Carregador do Lava-Bois - Quando em 1989, sentindo que fraquejava o Lava-Bois, encontro dos batalhões de matraca, no primeiro domingo de julho, em Ribamar, Silvestre Botão nem pestanejou: criou um arraial defronte da sua casa e contratou todos os cordões, pagando a chamada do seu próprio bolso depois de cada apresentação. Brincavam ali os Bois da Madre de Deus, Ribamar, Maracanã, Matinha, Iguaíba, Juçatuba, Pindoba, Maioba, Sítio do Apicum, etc.


Foi assim durante alguns anos consecutivos, já que a Municipalidade não incentivava "o capim" dos bois, às voltas com muitas despesas para a locomoção, e Silvestre, quando menos, estimulava o evento, pagando as exibições. Quando os bumba saíam do seu arraial, no amanhecer de domingo, e iam medir forças no Lava-Bois, na Rua Grande, ele andava atrás deles, na manhã toda, distribuindo bebidas para os brincantes. Falo de cadeira, pois a meu pedido, inclusive, Silvestre bancou a Morte do Boi da Madre Deus, em termos de carne de boi e mocotó, num tempo difícil, no começo da década de 1990, em que o secular touro não tinha apoio cultural e político.

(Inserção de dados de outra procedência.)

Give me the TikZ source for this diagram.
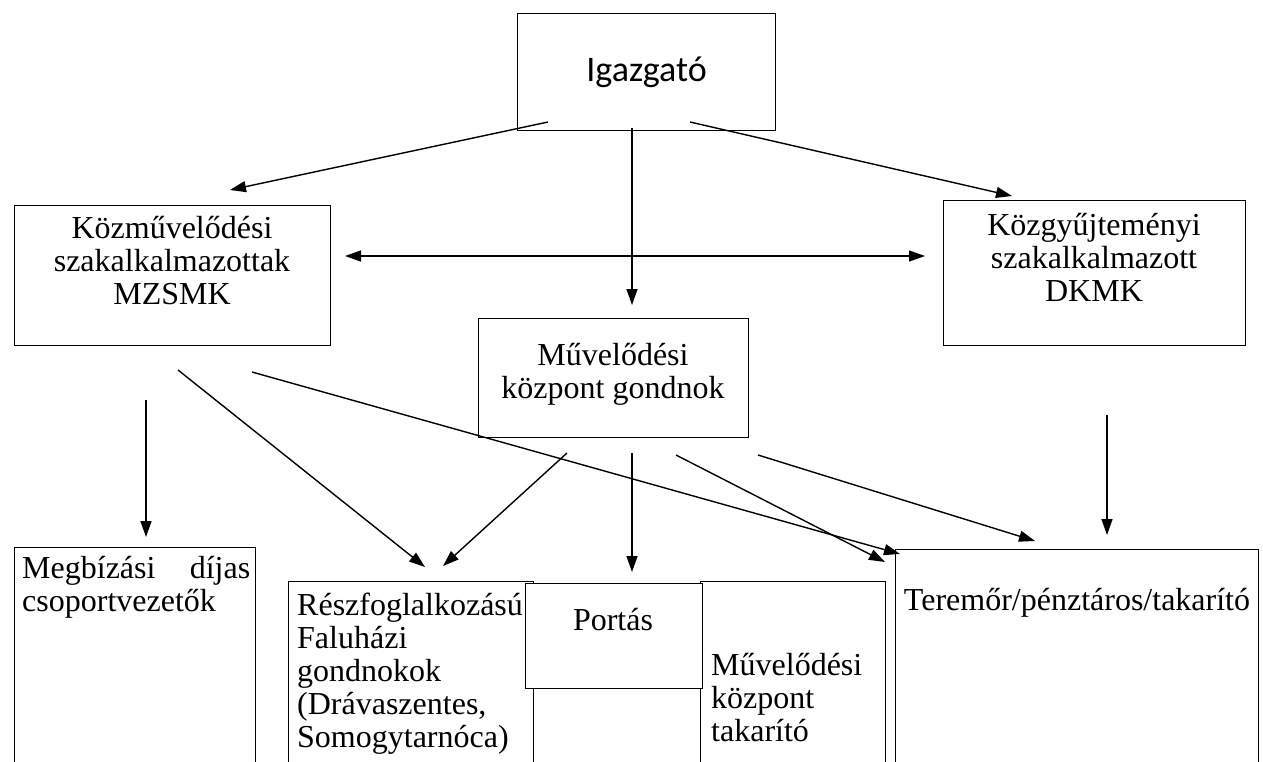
\documentclass[tikz,border=0pt]{standalone}
\usepackage{fontspec}
\setmainfont{Liberation Serif}
\newfontfamily\calibri{Carlito}
\usetikzlibrary{arrows.meta}
\tikzset{
  box/.style={draw, line width=1.2pt, inner sep=0pt, anchor=north west},
  txt/.style={font=\fontsize{32}{33}\selectfont, inner sep=0pt},
  arr/.style={line width=1.4pt, -{Triangle[length=16pt,width=11pt]}}
}
\begin{document}
\begin{tikzpicture}[x=1pt,y=-1pt]
\useasboundingbox (0,0) rectangle (1263,761);
\clip (0,0) rectangle (1263,761);
% boxes
\node[box, minimum width=258, minimum height=117] (igazgato) at (517,13) {};
\node[box, minimum width=316, minimum height=140] (kozmuv) at (14,205) {};
\node[box, minimum width=302, minimum height=145] (kozgyujt) at (943,200) {};
\node[box, minimum width=270, minimum height=119] (gondnok) at (478,318) {};
\node[box, minimum width=241, minimum height=230] (megbizasi) at (14,547) {};
\node[box, minimum width=245, minimum height=200] (reszf) at (288,581) {};
\node[box, minimum width=185, minimum height=200] (takarito) at (700,581) {};
\node[box, minimum width=363, minimum height=230] (teremor) at (895,549) {};
\node[box, fill=white, minimum width=177, minimum height=105] (portas) at (525,583) {};
% texts
\node[txt, font=\calibri\fontsize{36}{36}\selectfont] (igazgatotxt) at (igazgato.center) {Igazgató};
\node[txt, align=center, anchor=north] (kozmuvtxt) at (172,216) {Közművelődési\\szakalkalmazottak\\MZSMK};
\node[txt, align=center, anchor=north] (kozgyujttxt) at (1094,213) {Közgyűjteményi\\szakalkalmazott\\DKMK};
\node[txt, align=center, anchor=north] (gondnoktxt) at (613,343) {Művelődési\\központ gondnok};
\node[txt, align=left, text width=228, anchor=north west] (megbizasitxt) at (22,556) {Megbízási \hfill díjas\\csoportvezetők};
\node[txt, align=left, anchor=north west] (reszftxt) at (297,593) {Részfoglalkozású\\Faluházi\\gondnokok\\(Drávaszentes,\\Somogytarnóca)};
\node[txt, anchor=north] (portastxt) at (613,608) {Portás};
\node[txt, align=left, anchor=north west] (takaritotxt) at (711,653) {Művelődési\\központ\\takarító};
\node[txt, anchor=north] (teremortxt) at (1077,588) {Teremőr/pénztáros/takarító};
% arrow ends
\coordinate (a0) at (548,122);  \coordinate (a1) at (230,190);
\coordinate (b0) at (632,128);  \coordinate (b1) at (632,305);
\coordinate (c0) at (690,122);  \coordinate (c1) at (1012,196);
\coordinate (d0) at (345,256);  \coordinate (d1) at (925,256);
\coordinate (e0) at (1107,415); \coordinate (e1) at (1107,535);
\coordinate (f0) at (146,400);  \coordinate (f1) at (146,537);
\coordinate (g0) at (178,370);  \coordinate (g1) at (425,567);
\coordinate (h0) at (252,372);  \coordinate (h1) at (900,554);
\coordinate (i0) at (567,453);  \coordinate (i1) at (443,566);
\coordinate (j0) at (632,453);  \coordinate (j1) at (632,572);
\coordinate (k0) at (676,455);  \coordinate (k1) at (885,562);
\coordinate (l0) at (758,455);  \coordinate (l1) at (1035,541);
% arrows
\draw[arr] (a0) -- (a1);
\draw[arr] (b0) -- (b1);
\draw[arr] (c0) -- (c1);
\draw[arr, {Triangle[length=16pt,width=11pt]}-{Triangle[length=16pt,width=11pt]}] (d0) -- (d1);
\draw[arr] (e0) -- (e1);
\draw[arr] (f0) -- (f1);
\draw[arr] (g0) -- (g1);
\draw[arr] (h0) -- (h1);
\draw[arr] (i0) -- (i1);
\draw[arr] (j0) -- (j1);
\draw[arr] (k0) -- (k1);
\draw[arr] (l0) -- (l1);
\end{tikzpicture}
\end{document}
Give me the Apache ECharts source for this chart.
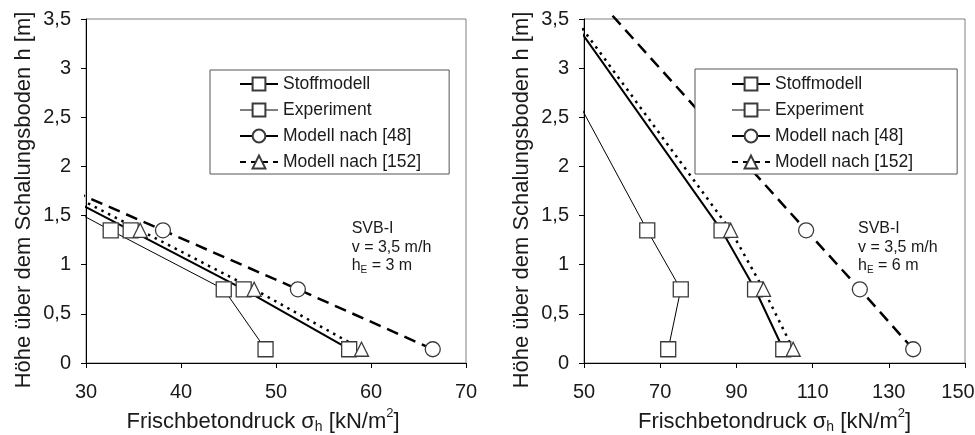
<!DOCTYPE html>
<html>
<head>
<meta charset="utf-8">
<script src="https://cdn.jsdelivr.net/npm/echarts@6/dist/echarts.min.js"></script>
<style>
  html, body { margin: 0; padding: 0; background: #fff; }
  #chart { width: 975px; height: 435px; }
</style>
</head>
<body>
<div id="chart"></div>
<script>
// Heights above the formwork floor at which pressures are given [m]
const heights = [0.14, 0.75, 1.35];

// SVB-I, v = 3,5 m/h, h_E = 3 m : pressures [kN/m2] at the heights above
const stoff3 = [57.7, 46.6, 34.7];
const exp3 = [48.9, 44.5, 32.6];
const m48_3 = [66.5, 52.3, 38.1];
const m152_3 = [59.0, 47.7, 35.7];
// upper end of each curve [pressure, height]
const stoff3End = [29.1, 1.63];
const exp3End = [29.1, 1.53];
const m48_3End = [29.1, 1.73];
const m152_3End = [29.1, 1.68];

// SVB-I, v = 3,5 m/h, h_E = 6 m
const stoff6 = [102.3, 94.9, 86.1];
const exp6 = [72.1, 75.4, 66.6];
const m48_6 = [136.4, 122.4, 108.3];
const m152_6 = [104.9, 97.1, 88.5];
const stoff6End = [47.9, 3.44];
const exp6End = [48.1, 2.68];
const m48_6End = [56.4, 3.58];
const m152_6End = [48.5, 3.46];

// Axis ticks
const xTicks3 = [30, 40, 50, 60, 70];
const xTicks6 = [50, 70, 90, 110, 130, 150];
const yTicks = [0, 0.5, 1, 1.5, 2, 2.5, 3, 3.5];

const FONT = 'Liberation Sans, Arial, Helvetica, sans-serif';
const INK = '#1a1a1a';

const styles = {
  'Stoffmodell': { symbol: 'rect', symbolSize: 15, line: { color: '#000', width: 2, type: 'solid' } },
  'Experiment': { symbol: 'rect', symbolSize: 15, line: { color: '#000', width: 1, type: 'solid' } },
  'Modell nach [48]': { symbol: 'circle', symbolSize: 15, line: { color: '#000', width: 2.5, type: [12, 7] } },
  'Modell nach [152]': { symbol: 'triangle', symbolSize: 14, line: { color: '#000', width: 2.5, type: [2.5, 5] } }
};

function curve(name, values, end, idx) {
  const data = heights.map((h, i) => [values[i], h]);
  data.push({ value: end, symbol: 'none' });
  const s = styles[name];
  return {
    type: 'line',
    name: name,
    xAxisIndex: idx,
    yAxisIndex: idx,
    data: data,
    clip: false,
    symbol: s.symbol,
    symbolSize: s.symbolSize,
    showAllSymbol: true,
    lineStyle: s.line,
    itemStyle: { color: '#fff', borderColor: '#3a3a3a', borderWidth: 1.3 },
    emphasis: { disabled: true },
    z: 3
  };
}

const fmtY = v => String(v).replace('.', ',');

const richName = {
  sub: { fontSize: 14, verticalAlign: 'bottom', lineHeight: 26, fontFamily: FONT, color: INK, padding: [0, 0, 1, 0] },
  sup: { fontSize: 13, verticalAlign: 'top', lineHeight: 26, fontFamily: FONT, color: INK, padding: [-2, 0, 0, 0] }
};

function xAxis(idx, min, max, ticks, shift) {
  return {
    type: 'value', gridIndex: idx, min: min, max: max,
    name: 'Frischbetondruck σ{sub|h} [kN/m{sup|2}]',
    nameLocation: 'middle', nameGap: 36,
    nameTextStyle: { fontSize: 22, color: INK, fontFamily: FONT, lineHeight: 26, rich: richName, padding: shift },
    axisLine: { show: true, onZero: false, lineStyle: { color: '#000', width: 1 } },
    axisTick: { show: true, inside: false, length: 5, customValues: ticks, lineStyle: { color: '#000' } },
    axisLabel: {
      customValues: ticks, fontSize: 20, color: INK, fontFamily: FONT, margin: 19,
      // the rightmost label of the wide panel is pulled in from the page edge
      formatter: v => (idx === 1 && v === max) ? '{last|' + v + '}' : String(v),
      rich: { last: { fontSize: 20, color: INK, fontFamily: FONT, padding: [0, 14, 0, 0] } }
    },
    splitLine: { show: false }
  };
}

function yAxis(idx) {
  return {
    type: 'value', gridIndex: idx, min: 0, max: 3.5, interval: 0.5,
    name: 'Höhe über dem Schalungsboden h [m]',
    nameLocation: 'middle', nameGap: 51, nameRotate: 90,
    nameTextStyle: { fontSize: 22, color: INK, fontFamily: FONT, padding: [0, 18, 0, 0] },
    axisLine: { show: true, onZero: false, lineStyle: { color: '#000', width: 1 } },
    axisTick: { show: true, inside: false, length: 5, customValues: yTicks, lineStyle: { color: '#000' } },
    axisLabel: { customValues: yTicks, formatter: fmtY, fontSize: 20, color: INK, fontFamily: FONT, margin: 15 },
    splitLine: { show: false }
  };
}

const legendItems = [
  { name: 'Stoffmodell', lineStyle: { type: 'solid', width: 2 } },
  { name: 'Experiment', lineStyle: { type: 'solid', width: 1 } },
  { name: 'Modell nach [48]', lineStyle: { type: 'solid', width: 2 } },
  { name: 'Modell nach [152]', lineStyle: { type: [6, 5], width: 2 } }
];

function legend(left, top, padding) {
  return {
    orient: 'vertical', left: left, top: top, padding: padding,
    itemWidth: 38, itemHeight: 16, itemGap: 8,
    borderColor: '#555', borderWidth: 1, backgroundColor: '#fff',
    selectedMode: false,
    data: legendItems,
    textStyle: { fontSize: 17.5, color: INK, fontFamily: FONT, lineHeight: 16 }
  };
}

function note(x, y, he) {
  const style = { fontSize: 16, fill: INK, fontFamily: FONT };
  return [
    { type: 'text', left: x, top: y - 9, style: Object.assign({ text: 'SVB-I' }, style) },
    { type: 'text', left: x, top: y + 9.5, style: Object.assign({ text: 'v = 3,5 m/h' }, style) },
    { type: 'text', left: x, top: y + 27.5, style: {
        text: '{n|h}{s|E}{n| = ' + he + ' m}', fontFamily: FONT, fill: INK,
        rich: { n: { fontSize: 16, fontFamily: FONT, color: INK, lineHeight: 18, verticalAlign: 'bottom' },
                s: { fontSize: 10, fontFamily: FONT, color: INK, lineHeight: 18, verticalAlign: 'bottom', padding: [0, 0, -2, 0] } } } }
  ];
}

const chart = echarts.init(document.getElementById('chart'), null, { renderer: 'canvas' });
chart.setOption({
  animation: false,
  backgroundColor: '#fff',
  grid: [
    { left: 86, right: 509, top: 19, bottom: 72, show: true, borderColor: '#808080', borderWidth: 1, outerBoundsMode: 'none', containLabel: false },
    { left: 584, right: 10, top: 19, bottom: 72, show: true, borderColor: '#808080', borderWidth: 1, outerBoundsMode: 'none', containLabel: false }
  ],
  xAxis: [xAxis(0, 30, 70, xTicks3, [0, 26, 0, 0]), xAxis(1, 50, 150, xTicks6, 0)],
  yAxis: [yAxis(0), yAxis(1)],
  legend: [legend(210, 70, [5, 28, 3, 29]), legend(695, 69, [6, 44, 3, 36])],
  series: [
    curve('Stoffmodell', stoff3, stoff3End, 0),
    curve('Experiment', exp3, exp3End, 0),
    curve('Modell nach [48]', m48_3, m48_3End, 0),
    curve('Modell nach [152]', m152_3, m152_3End, 0),
    curve('Stoffmodell', stoff6, stoff6End, 1),
    curve('Experiment', exp6, exp6End, 1),
    curve('Modell nach [48]', m48_6, m48_6End, 1),
    curve('Modell nach [152]', m152_6, m152_6End, 1)
  ],
  graphic: note(351.7, 230, 3).concat(note(858, 230, 6))
});
</script>
</body>
</html>
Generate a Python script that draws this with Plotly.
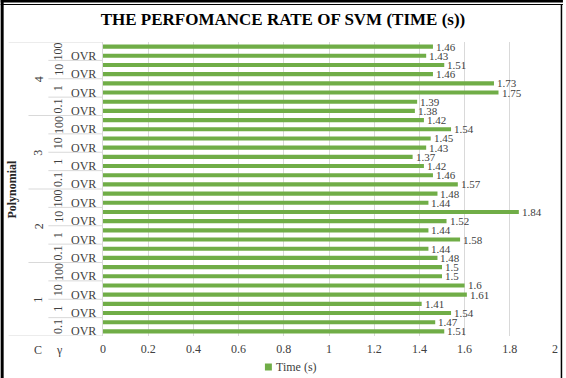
import plotly.graph_objects as go

# Times (s) for each configuration, listed from the bottom bar upwards
kernel = "Polynomial"
c_values = ["1", "2", "3", "4"]
gamma_values = ["0.1", "1", "10", "100"]
strategy = "OVR"
times = [1.51, 1.47, 1.54, 1.41, 1.61, 1.6, 1.5, 1.5,
         1.48, 1.44, 1.58, 1.44, 1.52, 1.84, 1.44, 1.48,
         1.57, 1.46, 1.42, 1.37, 1.43, 1.45, 1.54, 1.42,
         1.38, 1.39, 1.75, 1.73, 1.46, 1.51, 1.43, 1.46]
x_ticks = [0, 0.2, 0.4, 0.6, 0.8, 1, 1.2, 1.4, 1.6, 1.8, 2]

W, H = 566, 378
L, R, T, B = 103, 8, 42, 42
PW, PH = W - L - R, H - T - B
SERIF = "Liberation Serif"
GREEN = "#70AD47"
GRID = "#D9D9D9"
TXT = "#404040"

per_gamma = 2
per_c = per_gamma * len(gamma_values)
n = len(times)
pos = list(range(n))


def px_x(px):
    return (px - L) / PW


def px_y(py):
    return (H - B - py) / PH


def label(x, y, text, xref="paper", yref="y", angle=0, xanchor="center",
          color=TXT, size=12, xshift=0, pad=1):
    return dict(x=x, y=y, xref=xref, yref=yref, text=text, showarrow=False,
                textangle=angle, xanchor=xanchor, yanchor="middle", xshift=xshift,
                borderpad=pad, font=dict(family=SERIF, size=size, color=color))


fig = go.Figure()
fig.add_trace(go.Bar(
    x=times, y=pos, orientation="h", width=0.45,
    marker=dict(color=GREEN, line=dict(width=0)),
    cliponaxis=False, name="Time (s)", showlegend=False,
))

ann = []
shapes = []

# value labels just past the end of each bar
for v, p in zip(times, pos):
    ann.append(label(v, p, f"{v:g}", xref="x", xanchor="left", size=11,
                     xshift=2, pad=0))

# innermost labels (every other category shown)
for i in range(0, n, 2):
    ann.append(label(px_x(98), i, strategy, xanchor="right"))

# gamma and C labels
for ci in range(len(c_values)):
    for gi, g in enumerate(gamma_values):
        yc = ci * per_c + gi * per_gamma + (per_gamma - 1) / 2
        ann.append(label(px_x(58), yc, g, angle=-90))
    ann.append(label(px_x(38), ci * per_c + (per_c - 1) / 2, c_values[ci],
                     angle=-90))

ann.append(label(px_x(11), (n - 1) / 2, f"<b>{kernel}</b>", angle=-90,
                 color="#262626"))

# level captions under the category columns
for txt, xp in (("C", 38), ("γ", 59)):
    ann.append(label(px_x(xp), px_y(350), txt, yref="paper"))

# separators between category groups
for k in range(1, n // per_gamma):
    b = k * per_gamma - 0.5
    x0 = 28 if (k * per_gamma) % per_c == 0 else 48
    shapes.append(dict(type="line", xref="paper", yref="y", x0=px_x(x0),
                       x1=px_x(L), y0=b, y1=b, line=dict(color=GRID, width=1)))
for b in (-0.5, n - 0.5):
    shapes.append(dict(type="line", xref="paper", yref="y", x0=px_x(8),
                       x1=px_x(L), y0=b, y1=b, line=dict(color=GRID, width=1)))

# legend swatch and caption
shapes.append(dict(type="rect", xref="paper", yref="paper",
                   x0=px_x(266), x1=px_x(273), y0=px_y(370.5), y1=px_y(363.5),
                   fillcolor=GREEN, line=dict(width=0)))
ann.append(label(px_x(275), px_y(367), "Time (s)", yref="paper", xanchor="left"))

# chart frame
shapes += [
    dict(type="rect", xref="paper", yref="paper", x0=px_x(0), x1=px_x(W),
         y0=px_y(0), y1=px_y(2.5), fillcolor="black", line=dict(width=0)),
    dict(type="line", xref="paper", yref="paper", x0=px_x(0), x1=px_x(W),
         y0=px_y(4.5), y1=px_y(4.5), line=dict(color="black", width=1)),
    dict(type="rect", xref="paper", yref="paper", x0=px_x(0), x1=px_x(3),
         y0=px_y(0), y1=px_y(H), fillcolor="black", line=dict(width=0)),
    dict(type="line", xref="paper", yref="paper", x0=px_x(W - 1.5),
         x1=px_x(W - 1.5), y0=px_y(4), y1=px_y(H), line=dict(color="black", width=1.5)),
]

fig.update_layout(
    width=W, height=H, margin=dict(l=L, r=R, t=T, b=B),
    paper_bgcolor="white", plot_bgcolor="white",
    title=dict(text="<b>THE PERFOMANCE RATE OF SVM (TIME (s))</b>",
               x=0.5, xref="container", y=1 - 19 / H, yref="container",
               xanchor="center", yanchor="middle",
               font=dict(family=SERIF, size=17, color="black")),
    xaxis=dict(range=[0, 2], tickvals=x_ticks, ticktext=[f"{v:g}" for v in x_ticks],
               showgrid=True, gridcolor=GRID, gridwidth=1, zeroline=False,
               showline=False, ticks="", ticklabelstandoff=4,
               tickfont=dict(family=SERIF, size=12, color=TXT)),
    yaxis=dict(range=[-0.5, n - 0.5], showticklabels=False, showgrid=False,
               zeroline=False, showline=True, linecolor=GRID, linewidth=1, ticks=""),
    annotations=ann, shapes=shapes, showlegend=False,
)

fig.write_html("out.html")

Filhos aos Botões - Entre os 63 filhos reconhecidos por Silvestre Botão, estão: José Acrísio, Ana Cláudia, Érica, Luís Augusto (Luisinho), Luciana, Raimunda Rosa, Taiane, Maria Livramento, Silvestre Filho I, Silvano, Renata, Marcelo Renato, Silverli, Silvestre Júnior, Samires Carolina, Rubens, Denise, Daniele, Diego, Silvestre Filho II, Joelma, Gabriela, etc. Os mais velhos são com D. Lucimar Reis Botão: Maria Raimunda Reis Botão (Cajuíta), de 50 anos, Luís Augusto (Luisinho (, 48, José Acrísio, 47, Raimunda Batista (Miruca), 45, Maria Livramento, 43, e Silvestre Filho, 40 .


Valemos o que temos!" --Silvestre Botão foi vereador de São José de Ribamar, em duas legislaturas consecutivas: de 1989 a 1996. A perda da eleição para o terceiro mandato, coincidia com a sua decadência nos negócios, porém sempre prestigiando as brincadeiras de bumba-boi, que não corresponderam mais à altura. Uma semana antes do seu falecimento, , ele desabafou a falta de prestígio e reconhecimento à sua comadre de alma vizinha Maria José Protázio Alves (batizou um filho desta com sua segunda mulher, a professora Maria do Socorro Ferreira): "Comadre Maria, nós valemos o que temos"!


Essa sentença de Silvestre Botão foi facilmente percebida por mim, quando muitos cantadores e dirigentes do folclore boieiro não foram ao seu adeus, como os populares que sequer foram beneficiados, de alguma forma, por ele. Eu saio dessa lista, pois sempre, em seu tempos das vacas magras, levei o agradecido Boi da Madre de Deus para vadiar de graça na porta da casa dele, já mais humilde. Como lembrou o cantador Ivan Miranda, antes de seu sepultamento: "Ele fez muito tempo por esta terra, para não ser esquecido tão cedo como homem público"! Ou como seu filho, Silvano, de 35 anos: "Ele fez boas coisas para o povo, e está aqui agora, e por muito tempo, para ser ou não reconhecido!"